So it was with great surprise and pleasure that my first two Cat Power shows in Fall 2006 – an intimate solo show at Lee’s Palace and a full band performance at The Phoenix, both in support of The Greatest, were sublime experiences. The former had a few awkward moments though they were far outnumbered by the great ones, but the latter, powered by the Memphis Rhythm Band, was about as perfect as you could get. A subsequent show at the 2007 Rogers Picnic was far less assured – though she got the benefit of the doubt as that whole day was just weird – and the last time I saw her at Matador at 21, she again sounded great; any reservations were more about the continued absence of new material than the performance itself. So I was optimistic for her first Toronto show since early 2008 this past Saturday night, since it was coming in support of her game-changing and excellent new album Sun; surely the sass and confidence that went into crafting that record would translate live? It’d be a couple of support acts before we’d find out.

Leadoff hitters Xray Eyeballs may have hailed from Brooklyn, but their psychedelic garage rock sound was decidedly west coast in lineage. With guitarist O.J. San Felipe and bassist Carly Rabalais trading off lead vocals while laying down beds of fuzzy guitars, simple percussion, and whirring synths, their set wasn’t sophisticated but not amateurish, either. It wasn’t a new sound by any stretch nor was their take on it overly memorable, but decent enough for passing a half hour. Though a note to San Felipe – they’re called Straploks and you should look into them.

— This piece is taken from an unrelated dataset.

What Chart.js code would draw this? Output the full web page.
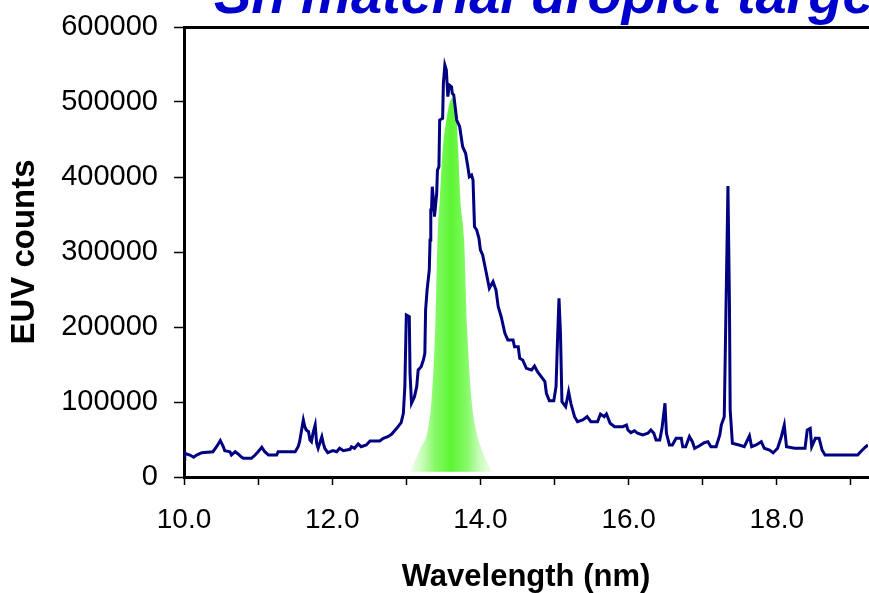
<!DOCTYPE html>
<html>
<head>
<meta charset="utf-8">
<script src="https://cdn.jsdelivr.net/npm/chart.js@4.4.0/dist/chart.umd.min.js"></script>
<style>
  html, body { margin: 0; padding: 0; background: #fff; overflow: hidden; }
  #wrap { width: 869px; height: 593px; position: relative; }
</style>
</head>
<body>
<div id="wrap"><canvas id="chart" width="869" height="593"></canvas></div>
<script>
const chartTitle = 'Sn material droplet target';
const xTitle = 'Wavelength (nm)';
const yTitle = 'EUV counts';

// EUV spectrum (nm, counts)
const wavelength = [
  10.00, 10.01, 10.08, 10.13, 10.17, 10.24, 10.39, 10.44, 10.49, 10.53,
  10.55, 10.62, 10.64, 10.69, 10.73, 10.78, 10.80, 10.91, 10.96, 11.00,
  11.05, 11.09, 11.14, 11.25, 11.27, 11.50, 11.54, 11.56, 11.61, 11.63,
  11.65, 11.68, 11.70, 11.72, 11.74, 11.77, 11.79, 11.81, 11.86, 11.88,
  11.90, 11.94, 12.01, 12.06, 12.10, 12.15, 12.24, 12.26, 12.30, 12.35,
  12.39, 12.46, 12.51, 12.64, 12.69, 12.75, 12.80, 12.87, 12.93, 12.96,
  12.98, 13.00, 13.04, 13.05, 13.07, 13.11, 13.14, 13.16, 13.20, 13.23,
  13.25, 13.26, 13.28, 13.31, 13.32, 13.33, 13.34, 13.35, 13.37, 13.38,
  13.41, 13.42, 13.44, 13.45, 13.49, 13.50, 13.52, 13.54, 13.56, 13.58,
  13.61, 13.62, 13.64, 13.68, 13.72, 13.76, 13.80, 13.83, 13.85, 13.88,
  13.90, 13.92, 13.95, 13.98, 14.00, 14.03, 14.08, 14.12, 14.17, 14.21,
  14.24, 14.28, 14.33, 14.37, 14.44, 14.46, 14.51, 14.53, 14.57, 14.62,
  14.69, 14.73, 14.77, 14.82, 14.87, 14.89, 14.93, 14.99, 15.02, 15.04,
  15.06, 15.08, 15.10, 15.15, 15.19, 15.22, 15.27, 15.31, 15.38, 15.44,
  15.49, 15.58, 15.62, 15.67, 15.70, 15.75, 15.81, 15.92, 15.97, 15.99,
  16.03, 16.08, 16.12, 16.19, 16.26, 16.30, 16.34, 16.37, 16.42, 16.45,
  16.49, 16.51, 16.55, 16.59, 16.64, 16.71, 16.73, 16.77, 16.82, 16.86,
  16.89, 16.95, 17.02, 17.07, 17.11, 17.18, 17.23, 17.25, 17.29, 17.34,
  17.36, 17.37, 17.40, 17.49, 17.56, 17.63, 17.66, 17.72, 17.79, 17.83,
  17.90, 17.95, 18.01, 18.06, 18.10, 18.13, 18.24, 18.38, 18.41, 18.45,
  18.47, 18.52, 18.57, 18.61, 18.65, 19.09, 19.13, 19.20, 19.23
];
const counts = [
  34000, 31600, 29300, 26300, 29300, 32400, 33700, 40400, 48400, 40400,
  35100, 33700, 29300, 33700, 30700, 26300, 24900, 24900, 29300, 33700,
  39600, 33700, 29300, 29300, 33700, 33700, 40400, 47100, 76000, 67100,
  62700, 60400, 49300, 47100, 58300, 69300, 44900, 38300, 53700, 44900,
  38300, 32400, 35100, 33700, 38300, 35100, 36900, 40400, 38300, 44000,
  40400, 42700, 48000, 48000, 51600, 53700, 56900, 64900, 72400, 84900,
  120400, 216000, 213700, 138300, 98300, 107100, 120400, 142700, 147100, 156000,
  164900, 222700, 249300, 276000, 316000, 356000, 356000, 387100, 364900, 347100,
  378300, 409300, 413700, 476000, 478300, 524900, 549300, 542700, 507100, 522700,
  520400, 511600, 509300, 476000, 467100, 440400, 431600, 413700, 400400, 402700,
  396000, 333700, 329300, 318200, 302700, 296000, 271600, 251600, 260400, 249300,
  227100, 213700, 191600, 182700, 182700, 173700, 173700, 158300, 156000, 144900,
  142700, 148000, 140400, 133700, 127100, 111600, 101700, 101700, 120400, 182700,
  238300, 191600, 100400, 93700, 113700, 98300, 80400, 73700, 76000, 80400,
  73700, 73700, 84000, 80400, 84000, 71600, 67100, 67100, 69300, 62700,
  59100, 61700, 58300, 56000, 58300, 62700, 58300, 49300, 49300, 64900,
  98300, 58300, 42700, 42700, 51600, 51600, 40400, 40400, 54000, 47100,
  38300, 41300, 45700, 47100, 40400, 40400, 56000, 69300, 80400, 388000,
  231600, 89300, 44900, 42700, 40400, 54700, 40400, 42700, 47100, 38300,
  36000, 32400, 38300, 53700, 69300, 40400, 38300, 38300, 62700, 64900,
  40400, 51600, 51600, 36000, 29300, 29300, 33700, 40400, 42700
];

// green in-band shape (13.5 nm band)
const bandWavelength = [13.05, 13.18, 13.29, 13.34, 13.39, 13.42, 13.45, 13.49, 13.54, 13.58, 13.62,
  13.66, 13.68, 13.70, 13.73, 13.78, 13.82, 13.88, 13.94, 14.02, 14.15];
const bandCounts = [7000, 36000, 63000, 103000, 200000, 316000, 369000, 436000, 476000, 497000, 505000,
  495000, 476000, 436000, 369000, 316000, 200000, 103000, 63000, 36000, 7000];
const bandBase = 7000;

const xMin = 10, xMax = 19.23;
const xTicks = [10, 11, 12, 13, 14, 15, 16, 17, 18, 19];
const yTicks = [0, 100000, 200000, 300000, 400000, 500000, 600000];

const FONT = '"Liberation Sans", Arial, sans-serif';

function bandGradient(context) {
  const chart = context.chart;
  const { ctx, chartArea, scales } = chart;
  if (!chartArea) return 'rgba(90,246,50,0.8)';
  const x0 = scales.x.getPixelForValue(bandWavelength[0]);
  const x1 = scales.x.getPixelForValue(bandWavelength[bandWavelength.length - 1]);
  const g = ctx.createLinearGradient(x0, 0, x1, 0);
  g.addColorStop(0, 'rgba(235,255,230,0.9)');
  g.addColorStop(0.15, 'rgb(200,252,185)');
  g.addColorStop(0.3, 'rgb(135,249,105)');
  g.addColorStop(0.5, 'rgb(92,245,52)');
  g.addColorStop(0.7, 'rgb(135,249,105)');
  g.addColorStop(0.85, 'rgb(200,252,185)');
  g.addColorStop(1, 'rgba(235,255,230,0.9)');
  return g;
}

// big slide title, cut by the top edge
const slideTitle = {
  id: 'slideTitle',
  afterDraw(chart) {
    const ctx = chart.ctx;
    ctx.save();
    ctx.font = 'italic bold 56px ' + FONT;
    ctx.fillStyle = '#0000CD';
    ctx.textBaseline = 'alphabetic';
    ctx.fillText(chartTitle, 214, 13);
    ctx.restore();
  }
};

new Chart(document.getElementById('chart'), {
  type: 'line',
  data: {
    datasets: [
      {
        label: 'Spectrum',
        data: wavelength.map((w, i) => ({ x: w, y: counts[i] })),
        borderColor: '#000080',
        borderWidth: 3,
        pointRadius: 0,
        tension: 0,
        fill: false,
        order: 0
      },
      {
        label: 'In-band',
        data: bandWavelength.map((w, i) => ({ x: w, y: bandCounts[i] })),
        borderWidth: 0,
        borderColor: 'rgba(0,0,0,0)',
        backgroundColor: bandGradient,
        pointRadius: 0,
        cubicInterpolationMode: 'monotone',
        fill: { value: bandBase },
        order: 1
      }
    ]
  },
  options: {
    responsive: false,
    animation: false,
    layout: { padding: 0 },
    plugins: {
      legend: { display: false },
      tooltip: { enabled: false }
    },
    scales: {
      x: {
        type: 'linear',
        position: 'bottom',
        min: xMin,
        max: xMax,
        afterBuildTicks: axis => { axis.ticks = xTicks.map(v => ({ value: v })); },
        afterFit: axis => { axis.height = 116; },
        ticks: {
          autoSkip: false,
          maxRotation: 0,
          color: '#000',
          padding: 18,
          font: { family: FONT, size: 28 },
          callback: v => (v % 2 === 0 ? v.toFixed(1) : '')
        },
        grid: { drawOnChartArea: false, drawTicks: true, tickLength: 8, tickColor: '#000', tickWidth: 1.5 },
        border: { display: true, color: '#000', width: 3 },
        title: {
          display: true,
          text: xTitle,
          color: '#000',
          font: { family: FONT, size: 31, weight: 'bold', lineHeight: 1 },
          padding: { top: 0, bottom: 0 }
        }
      },
      x2: {
        type: 'linear',
        position: 'top',
        min: xMin,
        max: xMax,
        afterFit: axis => { axis.height = 27; },
        ticks: { display: false },
        grid: { drawOnChartArea: false, drawTicks: false },
        border: { display: true, color: '#000', width: 3 }
      },
      y: {
        type: 'linear',
        position: 'left',
        min: 0,
        max: 600000,
        afterBuildTicks: axis => { axis.ticks = yTicks.map(v => ({ value: v })); },
        afterFit: axis => {
          axis.width = 184;
          axis.paddingTop = 0;
          axis.paddingBottom = 0;
        },
        ticks: {
          color: '#000',
          padding: 16,
          font: { family: FONT, size: 29 },
          callback: v => String(v)
        },
        grid: { drawOnChartArea: false, drawTicks: true, tickLength: 10, tickColor: '#000', tickWidth: 1.5 },
        border: { display: true, color: '#000', width: 3 },
        title: {
          display: true,
          text: yTitle,
          color: '#000',
          font: { family: FONT, size: 33, weight: 'bold', lineHeight: 1 },
          padding: { top: 8, bottom: 0 }
        }
      }
    }
  },
  plugins: [slideTitle]
});
</script>
</body>
</html>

I’d heard many good things about Chicago’s Willis Earl Beal prior to his being a late but welcome addition as support for this tour – that he was a poet, a soul-singer, a visual artist, an eccentric, a philosopher, and a hell of a performer – but despite him having come through town twice already in support of his lauded debut Acousmatic Sorcery, I hadn’t had a chance to explore further and his being a late addition as support for this leg of the tour was welcome news. He took the stage not with a band but a couple of mannequins, and instead literally played to backing tapes – he had a reel-to-reel tape machine set up behind him, providing the musical backing for him to sing over.

And really, even if he’d brought a full orchestra with him, it’s unlikely anyone would have noticed as it was nigh impossible to take your eyes off of him once he got going. With a huge voice that could go from a soulfully supple to hitting like a sack of gravel, he sang like an avatar of manic desperation while pacing the stage and turning everything around him – the mic stand, the flag that had covered his tape machine, a folding chair, his clothes – into a performance prop and closing out with mic twirls whilst doing The Running Man. Using an artist as singular as Tom Waits as a reference point for any other performer is usually unwise as it’s far too high a bar for mortals to measure against, but for Willis Earl Beal? It’s both stylistically accurate and speaks to the man’s potential. Pretty much amazing.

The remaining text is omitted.